>>>
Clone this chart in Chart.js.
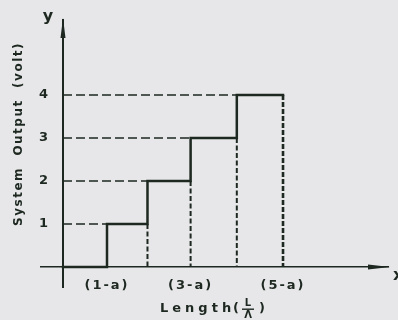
<!DOCTYPE html>
<html>
<head>
<meta charset="utf-8">
<script src="https://cdn.jsdelivr.net/npm/chart.js@4"></script>
<style>
  html, body { margin: 0; padding: 0; background: #e7e7e9; }
  #wrap { width: 398px; height: 320px; }
</style>
</head>
<body>
<div id="wrap"><canvas id="chart" width="398" height="320"></canvas></div>
<script>
// staircase: edges where the output jumps, and the level reached at each edge
const stepEdges = [1, 1.92, 2.9, 3.95, 5];
const stepLevels = [1, 2, 3, 4];
const yTicks = [1, 2, 3, 4];
const xTickValues = [1, 2.9, 5];
const xTickLabels = ['(1-a)', '(3-a)', '(5-a)'];

const ink = '#1d2820';

// solid outline of the steps
const stairs = [{ x: 0, y: 0 }, { x: stepEdges[0], y: 0 }];
stepLevels.forEach((lv, i) => {
    stairs.push({ x: stepEdges[i], y: lv });
    stairs.push({ x: stepEdges[i + 1], y: lv });
});

// dashed drops from the end of each tread back to the axis
const drops = [];
stepLevels.forEach((lv, i) => {
    drops.push({ x: stepEdges[i + 1], y: lv });
    drops.push({ x: stepEdges[i + 1], y: 0 });
    drops.push({ x: stepEdges[i + 1], y: null });
});
const lastDrop = drops.splice(drops.length - 3, 3);

// dashed guides from the y axis to each step
const guides = [];
stepLevels.forEach((lv, i) => {
    guides.push({ x: 0, y: lv });
    guides.push({ x: stepEdges[i], y: lv });
    guides.push({ x: 0, y: null });
});

const decorations = {
    id: 'decorations',
    beforeDraw(chart) {
        chart.ctx.letterSpacing = '2px';
    },
    afterDraw(chart) {
        const ctx = chart.ctx;
        const xs = chart.scales.x, ys = chart.scales.y;
        const x0 = xs.getPixelForValue(0), y0 = ys.getPixelForValue(0);
        const top = chart.chartArea.top, right = chart.chartArea.right;
        ctx.save();
        ctx.fillStyle = ink;
        // arrow heads
        ctx.beginPath();
        ctx.moveTo(x0, top - 2);
        ctx.lineTo(x0 - 2.5, top + 18);
        ctx.lineTo(x0 + 2.5, top + 18);
        ctx.closePath();
        ctx.fill();
        ctx.beginPath();
        ctx.moveTo(right + 2, y0);
        ctx.lineTo(right - 20, y0 - 2.5);
        ctx.lineTo(right - 20, y0 + 2.5);
        ctx.closePath();
        ctx.fill();

        // axis letters
        ctx.letterSpacing = '0px';
        ctx.font = 'bold 16px "DejaVu Sans"';
        ctx.textAlign = 'center';
        ctx.textBaseline = 'middle';
        ctx.fillText('y', 48, 17);
        ctx.textAlign = 'left';
        ctx.fillText('x', 393, 276);

        // y title
        ctx.font = 'bold 12px "DejaVu Sans"';
        ctx.letterSpacing = '1.5px';
        ctx.save();
        ctx.translate(19, 134);
        ctx.rotate(-Math.PI / 2);
        ctx.textAlign = 'center';
        ctx.fillText('System  Output  (volt)', 0, 0);
        ctx.restore();

        // x title with L over Λ
        ctx.letterSpacing = '4px';
        ctx.font = 'bold 13px "DejaVu Sans"';
        ctx.textAlign = 'left';
        ctx.fillText('Length', 160, 309);
        ctx.fillText('(', 233, 309);
        ctx.letterSpacing = '0px';
        ctx.font = 'bold 10px "DejaVu Sans"';
        ctx.textAlign = 'center';
        ctx.fillText('L', 248, 303);
        ctx.fillText('Λ', 248, 315);
        ctx.fillRect(242, 308.5, 12, 1.4);
        ctx.font = 'bold 13px "DejaVu Sans"';
        ctx.textAlign = 'left';
        ctx.fillText(')', 259, 309);
        ctx.restore();
    }
};

new Chart(document.getElementById('chart'), {
    type: 'line',
    data: {
        datasets: [
            {
                data: guides,
                borderColor: ink,
                borderWidth: 1.4,
                borderDash: [9, 4],
                spanGaps: false
            },
            {
                data: drops,
                borderColor: ink,
                borderWidth: 2,
                borderDash: [5, 2.5],
                spanGaps: false
            },
            {
                data: lastDrop,
                borderColor: ink,
                borderWidth: 2.6,
                borderDash: [5, 2],
                spanGaps: false
            },
            {
                data: stairs,
                borderColor: ink,
                borderWidth: 2.5,
                borderCapStyle: 'square'
            }
        ]
    },
    options: {
        responsive: false,
        animation: false,
        parsing: false,
        elements: {
            point: { radius: 0 },
            line: { tension: 0, fill: false }
        },
        layout: { padding: { left: 41, right: 10, top: 20, bottom: 33 } },
        plugins: {
            legend: { display: false },
            tooltip: { enabled: false }
        },
        scales: {
            x: {
                type: 'linear',
                position: { y: 0 },
                min: -0.5,
                max: 7.386,
                grid: { display: false, drawTicks: false },
                border: { display: true, color: ink, width: 1.4 },
                afterBuildTicks: (axis) => {
                    axis.ticks = xTickValues.map(v => ({ value: v }));
                },
                ticks: {
                    autoSkip: false,
                    maxRotation: 0,
                    padding: 11,
                    color: ink,
                    font: { family: 'DejaVu Sans', size: 13, weight: 'bold' },
                    callback: (value, index) => xTickLabels[index]
                }
            },
            y: {
                type: 'linear',
                position: { x: 0 },
                min: -0.465,
                max: 5.744,
                grid: { display: false, drawTicks: false },
                border: { display: true, color: ink, width: 2 },
                afterBuildTicks: (axis) => {
                    axis.ticks = yTicks.map(v => ({ value: v }));
                },
                ticks: {
                    padding: 0,
                    color: ink,
                    font: { family: 'DejaVu Sans', size: 13, weight: 'bold' },
                    // a centred axis ignores tick padding, so pad with spaces
                    callback: (value) => value + '  '
                }
            }
        }
    },
    plugins: [decorations]
});
</script>
</body>
</html>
<<<
_Exercise objective_
Each line of the data should be quoted exactly, with pictures left out.

_Exercise solution_
Clone this chart in Chart.js.
<!DOCTYPE html>
<html>
<head>
<meta charset="utf-8">
<script src="https://cdn.jsdelivr.net/npm/chart.js@4"></script>
<style>
  html, body { margin: 0; padding: 0; background: #e7e7e9; }
  #wrap { width: 398px; height: 320px; }
</style>
</head>
<body>
<div id="wrap"><canvas id="chart" width="398" height="320"></canvas></div>
<script>
// staircase: edges where the output jumps, and the level reached at each edge
const stepEdges = [1, 1.92, 2.9, 3.95, 5];
const stepLevels = [1, 2, 3, 4];
const yTicks = [1, 2, 3, 4];
const xTickValues = [1, 2.9, 5];
const xTickLabels = ['(1-a)', '(3-a)', '(5-a)'];

const ink = '#1d2820';

// solid outline of the steps
const stairs = [{ x: 0, y: 0 }, { x: stepEdges[0], y: 0 }];
stepLevels.forEach((lv, i) => {
    stairs.push({ x: stepEdges[i], y: lv });
    stairs.push({ x: stepEdges[i + 1], y: lv });
});

// dashed drops from the end of each tread back to the axis
const drops = [];
stepLevels.forEach((lv, i) => {
    drops.push({ x: stepEdges[i + 1], y: lv });
    drops.push({ x: stepEdges[i + 1], y: 0 });
    drops.push({ x: stepEdges[i + 1], y: null });
});
const lastDrop = drops.splice(drops.length - 3, 3);

// dashed guides from the y axis to each step
const guides = [];
stepLevels.forEach((lv, i) => {
    guides.push({ x: 0, y: lv });
    guides.push({ x: stepEdges[i], y: lv });
    guides.push({ x: 0, y: null });
});

const decorations = {
    id: 'decorations',
    beforeDraw(chart) {
        chart.ctx.letterSpacing = '2px';
    },
    afterDraw(chart) {
        const ctx = chart.ctx;
        const xs = chart.scales.x, ys = chart.scales.y;
        const x0 = xs.getPixelForValue(0), y0 = ys.getPixelForValue(0);
        const top = chart.chartArea.top, right = chart.chartArea.right;
        ctx.save();
        ctx.fillStyle = ink;
        // arrow heads
        ctx.beginPath();
        ctx.moveTo(x0, top - 2);
        ctx.lineTo(x0 - 2.5, top + 18);
        ctx.lineTo(x0 + 2.5, top + 18);
        ctx.closePath();
        ctx.fill();
        ctx.beginPath();
        ctx.moveTo(right + 2, y0);
        ctx.lineTo(right - 20, y0 - 2.5);
        ctx.lineTo(right - 20, y0 + 2.5);
        ctx.closePath();
        ctx.fill();

        // axis letters
        ctx.letterSpacing = '0px';
        ctx.font = 'bold 16px "DejaVu Sans"';
        ctx.textAlign = 'center';
        ctx.textBaseline = 'middle';
        ctx.fillText('y', 48, 17);
        ctx.textAlign = 'left';
        ctx.fillText('x', 393, 276);

        // y title
        ctx.font = 'bold 12px "DejaVu Sans"';
        ctx.letterSpacing = '1.5px';
        ctx.save();
        ctx.translate(19, 134);
        ctx.rotate(-Math.PI / 2);
        ctx.textAlign = 'center';
        ctx.fillText('System  Output  (volt)', 0, 0);
        ctx.restore();

        // x title with L over Λ
        ctx.letterSpacing = '4px';
        ctx.font = 'bold 13px "DejaVu Sans"';
        ctx.textAlign = 'left';
        ctx.fillText('Length', 160, 309);
        ctx.fillText('(', 233, 309);
        ctx.letterSpacing = '0px';
        ctx.font = 'bold 10px "DejaVu Sans"';
        ctx.textAlign = 'center';
        ctx.fillText('L', 248, 303);
        ctx.fillText('Λ', 248, 315);
        ctx.fillRect(242, 308.5, 12, 1.4);
        ctx.font = 'bold 13px "DejaVu Sans"';
        ctx.textAlign = 'left';
        ctx.fillText(')', 259, 309);
        ctx.restore();
    }
};

new Chart(document.getElementById('chart'), {
    type: 'line',
    data: {
        datasets: [
            {
                data: guides,
                borderColor: ink,
                borderWidth: 1.4,
                borderDash: [9, 4],
                spanGaps: false
            },
            {
                data: drops,
                borderColor: ink,
                borderWidth: 2,
                borderDash: [5, 2.5],
                spanGaps: false
            },
            {
                data: lastDrop,
                borderColor: ink,
                borderWidth: 2.6,
                borderDash: [5, 2],
                spanGaps: false
            },
            {
                data: stairs,
                borderColor: ink,
                borderWidth: 2.5,
                borderCapStyle: 'square'
            }
        ]
    },
    options: {
        responsive: false,
        animation: false,
        parsing: false,
        elements: {
            point: { radius: 0 },
            line: { tension: 0, fill: false }
        },
        layout: { padding: { left: 41, right: 10, top: 20, bottom: 33 } },
        plugins: {
            legend: { display: false },
            tooltip: { enabled: false }
        },
        scales: {
            x: {
                type: 'linear',
                position: { y: 0 },
                min: -0.5,
                max: 7.386,
                grid: { display: false, drawTicks: false },
                border: { display: true, color: ink, width: 1.4 },
                afterBuildTicks: (axis) => {
                    axis.ticks = xTickValues.map(v => ({ value: v }));
                },
                ticks: {
                    autoSkip: false,
                    maxRotation: 0,
                    padding: 11,
                    color: ink,
                    font: { family: 'DejaVu Sans', size: 13, weight: 'bold' },
                    callback: (value, index) => xTickLabels[index]
                }
            },
            y: {
                type: 'linear',
                position: { x: 0 },
                min: -0.465,
                max: 5.744,
                grid: { display: false, drawTicks: false },
                border: { display: true, color: ink, width: 2 },
                afterBuildTicks: (axis) => {
                    axis.ticks = yTicks.map(v => ({ value: v }));
                },
                ticks: {
                    padding: 0,
                    color: ink,
                    font: { family: 'DejaVu Sans', size: 13, weight: 'bold' },
                    // a centred axis ignores tick padding, so pad with spaces
                    callback: (value) => value + '  '
                }
            }
        }
    },
    plugins: [decorations]
});
</script>
</body>
</html>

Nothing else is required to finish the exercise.